Lightning coach Jon Cooper might as well have orchestrated Barclay Goodrow’s new contract with the Rangers himself after the endorsement he gave the 28-year-old forward during Tampa Bay’s second Stanley Cup run this past season.
“You can’t have all Ferraris,” he said. “Sometimes you need a good, old-fashioned four-wheel drive Jeep, and that’s to get you through the mud and that’s what Barclay Goodrow can do for you.”
That’s the kind of player description that lit up Chris Drury’s eyes and not only prompted the Blueshirts general manager to acquire Goodrow, but then lock up the hard-nosed grinder to a six-year, $21.85 million deal on Thursday. Goodrow checks a lot of boxes that the Rangers need, Drury has said, and signing him to a long-term deal was certainly a step toward crafting a more well-balanced lineup.
Arriving on Broadway after back-to-back Stanley Cup triumphs with the Lightning, Goodrow knows exactly the kind of player he is and what he can bring to a team. He has been a Ranger for less than a day, but it seems he already understands what his role will be.
“I’m not a guy who’s going to score 30 goals or put up a ton of points,” Goodrow said frankly in his first media availability as a Ranger. “I’m the guy who’s going to be hard to play against, who’s going to kill penalties, who’s going to generate momentum for my team, who’s going to stick up for his teammates, who’s going to have leadership. I’ve learned what it takes to win at this level, I know the mindset you need to have to win, so I’d just like to share that as much as I can.”
Goodrow pointed out the versatility in his game, describing himself as an “in-your-face, hard-to-play-against guy.” And after serving in a lead role on the Lightning’s penalty kill, Goodrow said he expects to do the same for the Rangers.
Despite skating on the wing with Tampa Bay the past two seasons, Goodrow said he doesn’t have a preference for playing as a winger or center. In 63 games with the Lightning, Goodrow scored six goals and dished 16 assists to go along with 69 penalty minutes. But having played in the middle throughout his first six seasons in the NHL with the Sharks, Goodrow said he is pretty confident at either position.
“Wherever [coach] Gerard [Gallant] wants to use me, how he wants to use me, I’m for that,” he said. “I can play up and down the lineup wherever need be, take some faceoffs, play center or the wing or wherever it may be on the ice.

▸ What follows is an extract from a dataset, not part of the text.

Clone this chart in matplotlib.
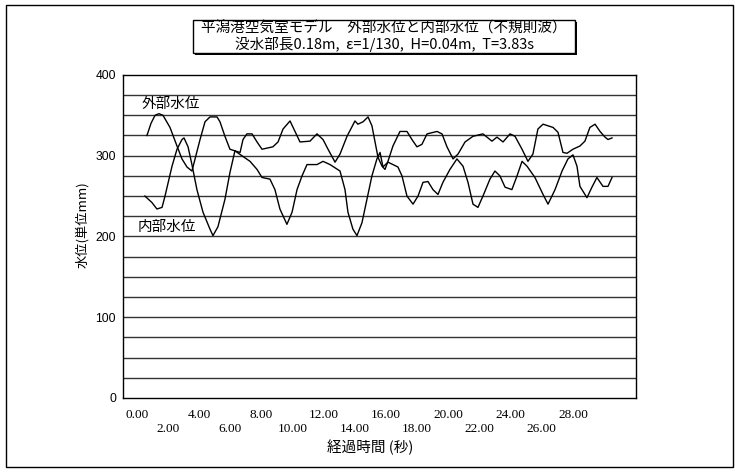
import matplotlib
matplotlib.use("Agg")
import matplotlib.pyplot as plt
from matplotlib.patches import Rectangle

# 外部水位 (outer water level)
t_outer = [0.64, 0.90, 1.16, 1.41, 1.67, 2.12, 2.57, 2.89, 3.21, 3.53, 3.73, 4.05, 4.37, 4.69,
           5.14, 5.33, 5.65, 5.97, 6.29, 6.62, 6.81, 7.06, 7.39, 7.71, 8.03, 8.73, 9.06, 9.38,
           9.83, 10.15, 10.47, 11.11, 11.56, 11.95, 12.27, 12.72, 13.04, 13.49, 14.00, 14.19,
           14.52, 14.84, 15.09, 15.29, 15.48, 15.74, 15.93, 16.12, 16.44, 16.89, 17.34, 17.66,
           17.98, 18.30, 18.63, 19.27, 19.59, 19.91, 20.30, 20.62, 21.07, 21.58, 22.22, 22.80,
           23.12, 23.51, 23.96, 24.28, 24.73, 25.11, 25.43, 25.75, 26.08, 26.72, 27.04, 27.36,
           27.62, 28.00, 28.45, 28.77, 29.09, 29.42, 29.74, 30.06, 30.25, 30.51]
v_outer = [325, 340, 350, 352, 350, 335, 312, 296, 286, 281, 296, 320, 342, 348,
           348, 342, 324, 308, 306, 304, 320, 327, 327, 317, 308, 311, 317, 333,
           343, 330, 317, 318, 327, 320, 308, 292, 302, 324, 343, 339,
           342, 348, 337, 317, 298, 287, 283, 293, 312, 330, 330, 320,
           311, 314, 327, 330, 327, 311, 296, 302, 317, 324, 327, 318,
           323, 317, 327, 324, 308, 293, 302, 333, 339, 335, 329, 304,
           303, 308, 312, 318, 335, 339, 330, 323, 320, 322]

# 内部水位 (inner water level)
t_inner = [0.51, 0.96, 1.28, 1.61, 1.80, 2.25, 2.57, 2.89, 3.02, 3.28, 3.53, 3.85, 4.24, 4.69,
           4.88, 5.20, 5.65, 5.97, 6.29, 6.81, 7.26, 7.71, 8.03, 8.54, 8.86, 9.18, 9.63, 9.96,
           10.28, 10.60, 10.92, 11.56, 11.95, 12.40, 13.04, 13.36, 13.55, 13.87, 14.13, 14.45,
           14.77, 15.09, 15.41, 15.61, 15.80, 16.12, 16.44, 16.76, 17.02, 17.34, 17.73, 18.05,
           18.37, 18.69, 19.01, 19.33, 19.65, 20.10, 20.55, 20.94, 21.26, 21.58, 21.90, 22.22,
           22.67, 22.99, 23.31, 23.64, 24.08, 24.41, 24.73, 25.05, 25.56, 26.08, 26.40, 26.85,
           27.30, 27.68, 28.00, 28.26, 28.45, 28.90, 29.22, 29.54, 29.93, 30.25, 30.51]
v_inner = [250, 242, 234, 236, 250, 287, 308, 320, 322, 311, 289, 258, 230, 209,
           201, 212, 246, 279, 306, 299, 293, 283, 273, 271, 258, 234, 215, 230,
           258, 275, 289, 289, 293, 289, 281, 258, 230, 209, 201, 217,
           246, 275, 296, 304, 286, 292, 289, 286, 275, 250, 240, 250,
           267, 268, 258, 252, 267, 283, 296, 287, 267, 240, 236, 250,
           271, 281, 275, 261, 258, 275, 293, 287, 273, 252, 240, 258,
           281, 296, 301, 287, 262, 248, 261, 273, 262, 262, 273]

x_ticks = [0, 2, 4, 6, 8, 10, 12, 14, 16, 18, 20, 22, 24, 26, 28]
y_ticks = [0, 100, 200, 300, 400]

jp = ['Noto Sans CJK JP', 'DejaVu Sans']

fig = plt.figure(figsize=(7.35, 4.73), dpi=100)
ax = fig.add_axes([0.1673, 0.1586, 0.698, 0.683])

# 横のグリッド線 (25mm毎)
for g in range(25, 400, 25):
    ax.axhline(g, color='#333333', lw=1.0, zorder=1)

ax.plot(t_outer, v_outer, color='black', lw=1.0, zorder=3)
ax.plot(t_inner, v_inner, color='black', lw=1.0, zorder=3)

ax.text(0.32, 364, '外部水位', family=jp, fontsize=10.5, ha='left', va='center')
ax.text(0.06, 212, '内部水位', family=jp, fontsize=10.5, ha='left', va='center')

ax.set_xlim(-0.9, 32.05)
ax.set_ylim(0, 400)
ax.set_yticks(y_ticks)
ax.set_yticklabels([str(v) for v in y_ticks], family='Liberation Sans', fontsize=8.7)
ax.set_xticks(x_ticks)
labels = []
for i, v in enumerate(x_ticks):
    s = '%.2f' % v
    labels.append(s if i % 2 == 0 else '\n' + s)
ax.set_xticklabels(labels, family='Liberation Serif', fontsize=9.5, linespacing=1.25)
ax.tick_params(length=0)
ax.tick_params(axis='x', pad=8)
ax.tick_params(axis='y', pad=5)
for s in ax.spines.values():
    s.set_linewidth(1.0)
    s.set_color('black')

fig.text(370 / 735, 1 - 447 / 473, '経過時間 (秒)', family=jp, fontsize=10.5, ha='center', va='center')
fig.text(82 / 735, 1 - 225 / 473, '水位(単位mm)', family=jp, fontsize=9.5, rotation=90,
         ha='center', va='center')

# タイトル枠 (影付き)
fig.patches.append(Rectangle((195 / 735, 1 - 55 / 473), 382 / 735, 33 / 473,
                             transform=fig.transFigure, facecolor='black', edgecolor='black', lw=0))
fig.patches.append(Rectangle((193 / 735, 1 - 53 / 473), 382 / 735, 33 / 473,
                             transform=fig.transFigure, facecolor='white', edgecolor='black', lw=1))
fig.text(384 / 735, 1 - 28 / 473, '平潟港空気室モデル　外部水位と内部水位（不規則波）',
         family=jp, fontsize=10.5, ha='center', va='center')
fig.text(384 / 735, 1 - 44 / 473, '没水部長0.18m,  ε=1/130,  H=0.04m,  T=3.83s',
         family=jp, fontsize=10.5, ha='center', va='center')

# 外枠
fig.patches.append(Rectangle((6 / 735, 1 - 467 / 473), 727 / 735, 462 / 473,
                             transform=fig.transFigure, fill=False, edgecolor='black', lw=1))

fig.savefig('out.png', dpi=100)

I think over the years I played multiple positions and I’m comfortable playing wherever the team needs me.”
As much as he didn’t want to focus on the future during his second championship run with Tampa Bay, Goodrow knew there was a good chance the cap-strapped Lightning wouldn’t be able to bring him back. But when the Rangers presented themselves as an option, he said it was an easy decision to make.
Having played against Ryan Strome since they were 7 years old, Goodrow said the Rangers’ second-line center was the first to reach out once the agreement was official. And when Goodrow arrived in New York, veteran defenseman and emerging leader Jacob Trouba took the initiative and showed him around.
Goodrow may not have played against the Rangers since right before he was traded from the Sharks on Feb. 22, 2019, prior to the coronavirus pandemic that forced the NHL to realign the divisions, but he acknowledged how skilled and talented the current roster is. He also made a point to repeat his commitment to sticking up for his new teammates.
When asked about the Rangers’ opening-night matchup against Tom Wilson and the Capitals, which is sure to be a spectacle after the end of last season’s free-for-all following the notorious agitator’s antics, Goodrow seems ready to join the fray.
“Especially a player like I am, I’m drawn to those kind of situations,” Goodrow said. “Opening night should be interesting… I’m excited to jump into a rivalry and just get right into the heat of things.”